Panel Upholds Reduced Workers’ Comp Award for Oklahoma Legislator

An appeals panel has upheld a controversial ruling that Oklahoma state Rep. Mike Christian is due workers’ compensation benefits for injuries he suffered in a 2009 traffic accident.

The panel, however, cut the legislator’s award from $61,560 to $51,300.

Christian, R-Oklahoma City, struck a truck while driving in a personal car with his wife to the Capitol on the morning of Feb. 26, 2009. The truck’s driver fled and was never located.

The key issue in the case is whether Christian should even get benefits. Most employees can’t get benefits in workers’ compensation court for injuries suffered commuting to or from work.

There are exceptions in the law, particularly when an employer pays its employees’ travel expenses.

In July, a workers’ compensation court judge agreed the exception applied to Christian’s case because legislators can get reimbursement for one round trip per week to the Capitol.

The trial judge, Bob Lake Grove, also ruled the exception applied even though Christian had waived reimbursement.

The state House of Representatives and its insurance carrier, CompSource Oklahoma, appealed that issue. Their attorney asked the panel of three workers’ compensation court judges to vacate the award. The attorney, Kristi Bynum Russell, argued it was “contrary to law and against the clear weight of the evidence.”

In their order on appeal, the three judges upheld without comment the trial judge’s decision that Christian’s injuries arose “out of and in the course of claimant’s employment.”

The state House and its insurance carrier could choose to appeal the issue further, to the Oklahoma Supreme Court.

The appeals panel did modify findings by the trial judge on how seriously Christian was hurt.

The trial judge had found Christian has an 18 percent permanent partial disability to his neck from the accident and an 18 percent permanent partial disability to his lower back from the accident.

The appeals panel found Christian has a 20 percent permanent partial disability to his neck but only a 10 percent permanent partial disability to his lower back. Those changes resulted in a reduced award of $51,300.

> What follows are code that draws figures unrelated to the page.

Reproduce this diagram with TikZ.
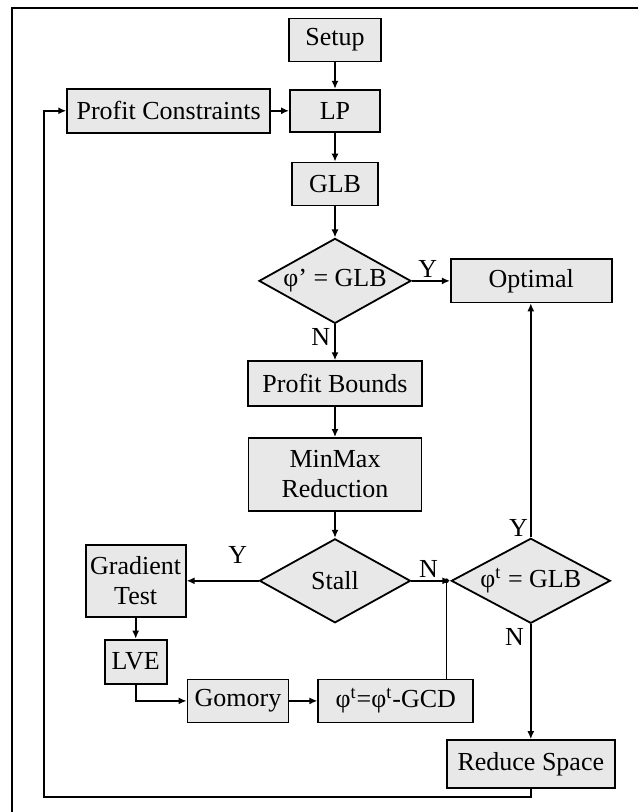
\documentclass[tikz,border=0pt]{standalone}
\usepackage{fontspec}
\setmainfont{Liberation Serif}
\usetikzlibrary{arrows.meta}
\usetikzlibrary{positioning}
\usetikzlibrary{shapes.geometric}

\begin{document}
\begin{tikzpicture}[
        font=\fontsize{13}{15}\selectfont,
        node distance=14pt,
        block/.style={
            draw,
            fill=black!9,
            align=center,
            line width=0.9pt,
            inner sep=2pt
        },
        decision/.style={
            draw,
            diamond,
            aspect=1.8,
            fill=black!9,
            line width=0.9pt,
            inner sep=0pt
        },
        arrow/.style={-{Latex[length=4pt,width=3.5pt]}, line width=0.9pt},
        line/.style={line width=0.9pt}
    ]
        \useasboundingbox (0,0) rectangle (319pt,-406pt);
        \draw[line width=1.1pt] (319pt,-4pt) -- (6pt,-4pt) -- (6pt,-406pt);

        \node[block, minimum width=46pt, minimum height=21.5pt] (setup) at (167.5pt,-20pt) {Setup};
        \node[block, minimum width=45pt, minimum height=21pt, below=13.25pt of setup] (lp) {LP};
        \node[block, minimum width=101.5pt, minimum height=22pt, left=9pt of lp] (pc) {Profit Constraints};
        \node[block, minimum width=43pt, minimum height=21.5pt, below=14.5pt of lp] (glb) {GLB};
        \node[decision, minimum width=76pt, minimum height=42.5pt, below=15.5pt of glb] (test1) {φ' = GLB};
        \node[block, minimum width=80.5pt, minimum height=21.5pt, right=19pt of test1] (optimal) {Optimal};
        \node[block, minimum width=87pt, minimum height=22.5pt, below=18pt of test1] (bounds) {Profit Bounds};
        \node[block, minimum width=86.5pt, minimum height=36.5pt, below=15pt of bounds] (minmax) {MinMax\\Reduction};
        \node[decision, minimum width=75.5pt, minimum height=42pt, below=13pt of minmax] (stall) {Stall};
        \node[block, minimum width=50pt, minimum height=36pt, left=36pt of stall] (gradient) {Gradient\\Test};
        \node[block, minimum width=31pt, minimum height=22pt, below=10.5pt of gradient] (lve) {LVE};
        \node[block, minimum width=50.5pt, minimum height=21.5pt, below right=-3pt and 9.5pt of lve] (gomory) {Gomory};
        \node[block, minimum width=77.5pt, minimum height=21.5pt, right=14pt of gomory] (gcd) {φ\textsuperscript{t}=φ\textsuperscript{t}-GCD};
        \node[decision, minimum width=79.5pt, minimum height=42.5pt, right=19.5pt of stall] (test2) {φ\textsuperscript{t} = GLB};
        \node[block, minimum width=84pt, minimum height=24pt, below=57.5pt of test2] (reduce) {Reduce Space};

        \coordinate (join) at ([xshift=-2pt]test2.west);
        \coordinate (loop) at (22pt,-398.5pt);

        \draw[arrow] (setup) -- (lp);
        \draw[arrow] (pc) -- (lp);
        \draw[arrow] (lp) -- (glb);
        \draw[arrow] (glb) -- (test1);
        \draw[arrow] (test1) -- node[pos=0.42, above, inner sep=1pt] {Y} (optimal);
        \draw[arrow] (test1) -- node[pos=0.36, left, inner sep=2pt] {N} (bounds);
        \draw[arrow] (bounds) -- (minmax);
        \draw[arrow] (minmax) -- (stall);
        \draw[arrow] (stall) -- node[pos=0.29, above=5pt] {Y} (gradient);
        \draw[arrow] (stall) -- node[pos=0.44, above, inner sep=1pt] {N} (test2);
        \draw[line] (gcd.north -| join) -- (join);
        \fill (join) circle (1.2pt);
        \draw[arrow] (test2.north) -- node[pos=0.04, left, inner sep=1pt] {Y} (test2.north |- optimal.south);
        \draw[arrow] (test2) -- node[pos=0.11, left, inner sep=3pt] {N} (reduce);
        \draw[arrow] (lve.north |- gradient.south) -- (lve);
        \draw[arrow] (lve) |- (gomory);
        \draw[arrow] (gomory) -- (gcd);
        \draw[arrow] (reduce) |- (loop) |- (pc);
\end{tikzpicture}
\end{document}
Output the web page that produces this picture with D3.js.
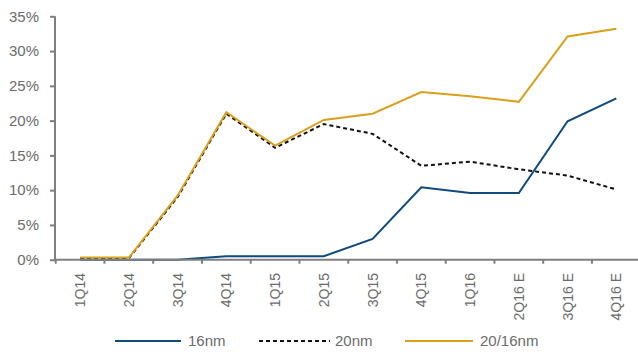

Christian actually will get only $41,040 after his attorney’s fee is deducted from the award.

His attorney, Richard Bell of Norman, was critical of the reduction. He noted that two of the three judges who decided the appeal were appointed by Gov. Mary Fallin.

“She has appointed conservative judges as she promised the business community that she would. In this instance, obviously, they felt like the insurance company should keep $10,000 of” the award the original judge gave, Bell said.

Bell said he hopes that insurance companies will reduce the premiums they charge businesses, like his own law firm, “when these judges write lower orders.” He added, “But don’t hold your breath.”

It was the third time Christian, 42, had been awarded benefits in workers’ compensation court. The other two times involved injuries suffered while a trooper with the Oklahoma Highway Patrol.